It is no secret that Louisa May Alcott “rewrote” not only herself but also her mother, father, and sisters in Little Women. Yet how well do we grasp the significance of her impulse? Little Women: A Family Romance focuses on Alcott’s personal and creative motivations in fashioning an idealized family in her novel and gives us new ways to view both the fictional Marches and the real-world Alcotts.
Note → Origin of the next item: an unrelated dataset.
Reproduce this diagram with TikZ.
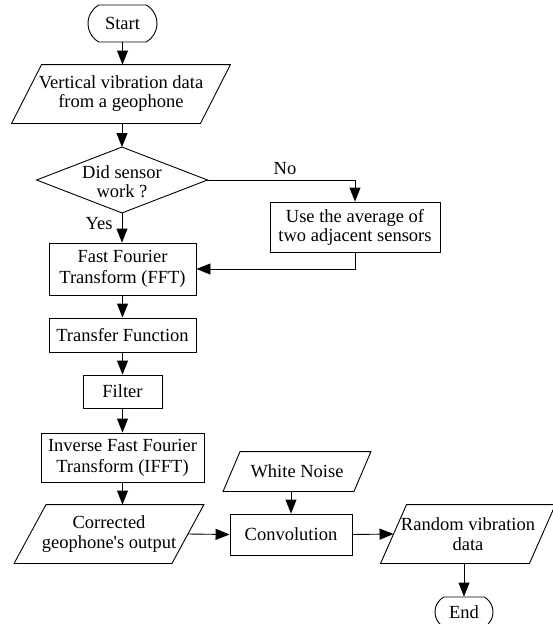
\documentclass[tikz,border=0pt]{standalone}
\usepackage{fontspec}
\setmainfont{Liberation Serif}
\usetikzlibrary{arrows.meta,shapes.misc,calc}
\newcommand\parallelo[2]{\draw ([xshift=-#2]#1.south west) -- ([xshift=#2]#1.north west) -- ([xshift=#2]#1.north east) -- ([xshift=-#2]#1.south east) -- cycle;}
\begin{document}
\begin{tikzpicture}[x=1pt,y=-1pt, line width=0.9pt,
  every node/.style={font=\fontsize{18.5}{20}\selectfont, align=center, inner sep=0pt},
  box/.style={draw, rectangle},
  term/.style={draw, rounded rectangle, rounded rectangle arc length=120},
  plain/.style={rectangle},
  arr/.style={-{Triangle[length=14pt,width=11pt]}},
]
\useasboundingbox (0,0) rectangle (553,624);

\node[term, minimum width=69pt, minimum height=37pt] (start) at (122.5,23.5) {Start};
\node[plain, minimum width=188pt, minimum height=58pt, font=\fontsize{18.5}{19}\selectfont] (vib) at (121,94) {Vertical vibration data\\from a geophone};
\parallelo{vib}{15pt}

\node[plain, minimum width=170pt, minimum height=65pt] (dec) at (122,180) {};
\draw (dec.north) -- (dec.east) -- (dec.south) -- (dec.west) -- cycle;
\node[font=\fontsize{18.5}{19}\selectfont] (dect) at (122,182) {Did sensor\\work ?};

\node[box, minimum width=170pt, minimum height=50pt, font=\fontsize{18.5}{19}\selectfont] (use) at (355,227) {Use the average of\\two adjacent sensors};
\node[box, minimum width=147pt, minimum height=52pt, font=\fontsize{18.5}{21}\selectfont] (fft) at (122.5,269) {Fast Fourier\\Transform (FFT)};
\node[box, minimum width=147pt, minimum height=34pt] (tf) at (122.5,335) {Transfer Function};
\node[box, minimum width=79pt, minimum height=33pt] (filt) at (122.5,391.5) {Filter};
\node[box, minimum width=163pt, minimum height=49pt, font=\fontsize{18.5}{21}\selectfont] (ifft) at (122.5,457.5) {Inverse Fast Fourier\\Transform (IFFT)};

\node[plain, minimum width=157pt, minimum height=58pt] (corr) at (109,534) {Corrected\\geophone\textquotesingle s output};
\parallelo{corr}{16pt}
\node[box, minimum width=122pt, minimum height=41pt] (conv) at (291,534.5) {Convolution};
\node[plain, minimum width=130pt, minimum height=39pt] (wn) at (297,471.5) {White Noise};
\parallelo{wn}{8.5pt}
\node[plain, minimum width=148pt, minimum height=58pt] (rvd) at (468,534) {Random vibration\\data};
\parallelo{rvd}{13pt}
\node[term, minimum width=58pt, minimum height=30pt] (end) at (464,612) {End};

\node (no) at (285,169) {No};
\node (yes) at (99,224) {Yes};

\draw[arr] (start.south) -- (start.south |- vib.north);
\draw[arr] (vib.south -| dec.north) -- (dec.north);
\draw[arr] (dec.east) -| (use.north);
\draw[arr] (dec.south) -- (dec.south |- fft.north);
\draw[arr] (use.south) |- (fft.east);
\draw[arr] (fft.south) -- (tf.north);
\draw[arr] (tf.south) -- (filt.north);
\draw[arr] (filt.south) -- (ifft.north);
\draw[arr] (ifft.south) -- (ifft.south |- corr.north);
\draw[arr] (corr.east) -- (conv.west);
\draw[arr] (conv.north |- wn.south) -- (conv.north);
\draw[arr] (conv.east) -- (rvd.west);
\draw[arr] (end.north |- rvd.south) -- (end.north);
\end{tikzpicture}
\end{document}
Drawing on Freud’s essay “Family Romances” and his related work on children’s daydreams and fantasies, Elizabeth Lennox Keyser reads Little Women in terms of the burgeoning hostility and longing, eroticism and ambition each March child experiences as she matures and begins to look beyond her parents for a new primary love. Keyser also reads Little Women in the context of the torrid, sensational stories aimed at lower-class readers (which Alcott also wrote) that we commonly equate with the term “romance,” as well as the sophisticated psychological romantic ideals associated with the novels of Nathaniel Hawthorne (whom Alcott knew and read).
Readers have long regarded Little Women as Jo March’s story. The insights offered here nudge us toward viewing the novel as the story of the entire March family, a more satisfyingly inclusive view for, as Keyser writes, “the relationships among the March sisters and their mother are more compelling than the development of any one character, not excluding Jo.”